Many Palestinians, he says, see settlements across the West Bank and “do not trust the two-state solution anymore.” Young people conclude that an agreement is no longer possible.

But the Palestinian leadership does support that solution, on the 1967 lines, he says.

If Israel makes peace with the Palestinians, he says, it will have peace with the whole Arab and Islamic world.

With that, the two leaders leave the stage.

Palestinian politician slams Obama for withdrawing call for settlement freeze

Palestinian politician Mustafa Barghouti is criticizing Obama for saying a settlement freeze is not a precondition for talks.

Talking to the BBC, he says there should be an “immediate freeze of this cancer that is eating the two-state solution,” meaning the settlements.

He also says the current Israeli government is the “most racist and most extreme in the history of Israel.”

Headed back for the big speech

President Obama is now shaking the hands of a few more people in Ramallah as he boards his Black Hawk helicopter for the flight back to Jerusalem.

Obama’s next scheduled public activity is the major speech of his visit, set for 4:40 p.m. in front of a diverse crowd of Israelis at Jerusalem’s International Convention Center. That’s over two hours from now, giving the president some prep time before what is sure to be a heavily scrutinized event.

Dov Weisglass, Ariel Sharon’s former top adviser, tells Channel 2 TV that while Netanyahu declared his support for a two-state solution loud and clear yesterday, the facts on the ground point in the opposite direction, and within 20 years it will be too late. Palestinian statehood would require Israel to relinquish most of the territories, Weissglass says, and Netanyahu either doesn’t want to do that, can’t do that, “or maybe both.”

Obama meets US diplomatic staff

Having finished his visit to Ramallah, Obama is back in Jerusalem — meeting with consular staff at the US consulate in the south Jerusalem neighborhood of Arnona.

The event is hosted by Secretary of State John Kerry, and is closed to press.

Students eagerly wait for president’s speech

The International Convention Center, where Obama will address Israeli students later this afternoon, is a fortress. Not even highly decorated police officers are allowed to enter the building without a blue wristband. Outside the building, thousands of students and hundreds of reporters are waiting in the hot Jerusalem sun for security checks.

“To be honest, I don’t expect that anything important will be said,” says Bnei Zion resident Dan Offer, 24, who studies neurosciences at the Hebrew University. “I’m just here to hear him because he’s a great orator. But I have absolutely no expectations that anything will change on the geopolitical level.”

Hundreds of students wait outside the International Convention Center for US President Barack Obama's speech (photo credit: Times of Israel staff)

Hundreds of students wait outside the International Convention Center for US President Barack Obama’s speech (photo credit: Times of Israel staff)

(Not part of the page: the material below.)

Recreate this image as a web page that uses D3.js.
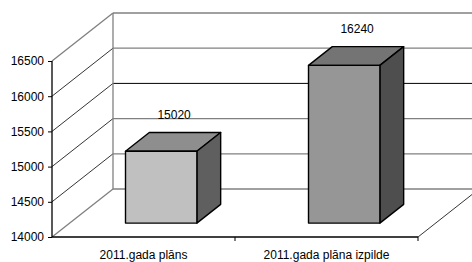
<!DOCTYPE html>
<html>
<head>
<meta charset="utf-8">
<script src="https://cdn.jsdelivr.net/npm/d3@7"></script>
<style>
  html, body { margin: 0; padding: 0; background: #fff; }
  svg { display: block; font-family: "Liberation Sans", Arial, sans-serif; }
</style>
</head>
<body>
<div id="chart"></div>
<script>
// 3D column chart: plan vs execution, 2011

// -------------------------------------------------------------
// Data
// -------------------------------------------------------------
const categories = ["2011.gada plāns", "2011.gada plāna izpilde"];
const values = [15020, 16240];
const yTicks = [14000, 14500, 15000, 15500, 16000, 16500];
const frontColors = ["#c0c0c0", "#969696"];
const topColors = ["#8e8e8e", "#747474"];
const sideColors = ["#5f5f5f", "#4e4e4e"];

// -------------------------------------------------------------
// Layout
// -------------------------------------------------------------
const width = 472, height = 262;
const DX = 61, DY = -48;        // full depth of the box
const zFront = 0.29, zBack = 0.68; // bar depth as fraction of box depth

const y = d3.scaleLinear().domain([14000, 16500]).range([237, 61]);
const x = d3.scaleBand().domain(categories).range([52, 418]);

const svg = d3.select("#chart").append("svg")
  .attr("width", width)
  .attr("height", height);

const ox = z => z * DX;
const oy = z => z * DY;
const pts = arr => arr.map(p => p.join(",")).join(" ");

// -------------------------------------------------------------
// Walls + gridlines
// -------------------------------------------------------------
const x0 = x.range()[0], x1 = x.range()[1];
const yBase = y(14000);

// back wall gridlines
svg.selectAll("line.grid")
  .data(yTicks)
  .join("line")
  .attr("class", "grid")
  .attr("x1", x0 + DX).attr("x2", x1 + DX)
  .attr("y1", d => y(d) + DY).attr("y2", d => y(d) + DY)
  .attr("stroke", d => d === 15500 ? "#000" : "#808080")
  .attr("stroke-width", d => d === 15500 ? 1 : 1.3);

// side wall diagonals
svg.selectAll("line.diag")
  .data(yTicks)
  .join("line")
  .attr("class", "diag")
  .attr("x1", x0).attr("y1", d => y(d))
  .attr("x2", x0 + DX).attr("y2", d => y(d) + DY)
  .attr("stroke", d => (d === 14000 || d === 16500) ? "#808080" : "#000")
  .attr("stroke-width", d => (d === 14000 || d === 16500) ? 1.3 : 0.8);

// back wall left edge
svg.append("line")
  .attr("x1", x0 + DX).attr("x2", x0 + DX)
  .attr("y1", y(16500) + DY).attr("y2", yBase + DY)
  .attr("stroke", "#808080").attr("stroke-width", 1.3);

// floor right diagonal
svg.append("line")
  .attr("x1", x1).attr("y1", yBase)
  .attr("x2", x1 + DX).attr("y2", yBase + DY)
  .attr("stroke", "#000").attr("stroke-width", 0.8);

// -------------------------------------------------------------
// Bars
// -------------------------------------------------------------
const bw = x.bandwidth() * 0.39;
const bars = categories.map((c, i) => ({
  cat: c,
  value: values[i],
  i: i,
  xl: x(c) + (x.bandwidth() - bw) / 2,
  xr: x(c) + (x.bandwidth() + bw) / 2,
  yt: y(values[i]),
  yb: yBase
}));

const g = svg.selectAll("g.bar")
  .data(bars)
  .join("g")
  .attr("class", "bar")
  .attr("stroke", "#000")
  .attr("stroke-width", 1.4)
  .attr("stroke-linejoin", "round");

// top face
g.append("polygon")
  .attr("fill", d => topColors[d.i])
  .attr("points", d => pts([
    [d.xl + ox(zFront), d.yt + oy(zFront)],
    [d.xr + ox(zFront), d.yt + oy(zFront)],
    [d.xr + ox(zBack), d.yt + oy(zBack)],
    [d.xl + ox(zBack), d.yt + oy(zBack)]
  ]));

// side face
g.append("polygon")
  .attr("fill", d => sideColors[d.i])
  .attr("points", d => pts([
    [d.xr + ox(zFront), d.yt + oy(zFront)],
    [d.xr + ox(zBack), d.yt + oy(zBack)],
    [d.xr + ox(zBack), d.yb + oy(zBack)],
    [d.xr + ox(zFront), d.yb + oy(zFront)]
  ]));

// front face
g.append("rect")
  .attr("fill", d => frontColors[d.i])
  .attr("x", d => d.xl + ox(zFront))
  .attr("y", d => d.yt + oy(zFront))
  .attr("width", bw)
  .attr("height", d => d.yb - d.yt);

// value labels
svg.selectAll("text.val")
  .data(bars)
  .join("text")
  .attr("class", "val")
  .attr("x", d => (d.xl + d.xr) / 2 + ox((zFront + zBack) / 2) + 1)
  .attr("y", d => d.yt + oy(zBack) - 14)
  .attr("text-anchor", "middle")
  .attr("font-size", 12)
  .attr("fill", "#000")
  .text(d => d.value);

// -------------------------------------------------------------
// Axes (front plane)
// -------------------------------------------------------------
svg.append("g")
  .attr("transform", `translate(${x0},0)`)
  .call(d3.axisLeft(y).tickValues(yTicks).tickSize(4).tickPadding(4).tickFormat(d3.format("d")))
  .call(a => a.select(".domain").remove())
  .call(a => a.selectAll("text").attr("font-size", 12).attr("font-family", null).attr("fill", "#000"));

svg.append("line")
  .attr("x1", x0).attr("x2", x0)
  .attr("y1", y(16500)).attr("y2", yBase)
  .attr("stroke", "#000").attr("stroke-width", 1.3);

svg.append("g")
  .attr("transform", `translate(0,${yBase})`)
  .call(d3.axisBottom(x).tickSize(0).tickPadding(13))
  .call(a => a.select(".domain").attr("d", `M${x0},0H${x1}`).attr("stroke-width", 1.3))
  .call(a => a.selectAll("text").attr("font-size", 12).attr("font-family", null).attr("fill", "#000"));

// category separators
svg.selectAll("line.ctick")
  .data(categories)
  .join("line")
  .attr("class", "ctick")
  .attr("x1", d => x(d) + x.bandwidth()).attr("x2", d => x(d) + x.bandwidth())
  .attr("y1", yBase).attr("y2", yBase + 4)
  .attr("stroke", "#000");
</script>
</body>
</html>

Pninit, 24, studies at Haifa University and says she’s “pretty excited” about the speech she is about to witness, but truth be told, she does not know what to expect. “Maybe he’ll talk about why he came and what he wants for the future,” she says. Perhaps he’ll call on Israel to adapt the 2002 Saudi peace plan.

M., 22, a Haredi Jew who studies Torah in a yeshiva in the mornings and psychology and philosophy at the Open University in the afternoons, is keen on hearing what the leader of the free world has to say. “It will certainly be a historic speech. He’s a fascinating person and it will be very interesting to hear him speak.”

Will Obama try to pressure Israel to make painful concessions to restart the peace process? M., who lives in Netanya, is not sure. “He will certainly have some kind of message to the Israeli people. He didn’t come here for nothing. But if he’ll want to put pressure on us because of the Palestinians, he’ll do it elegantly and with lots of grace.”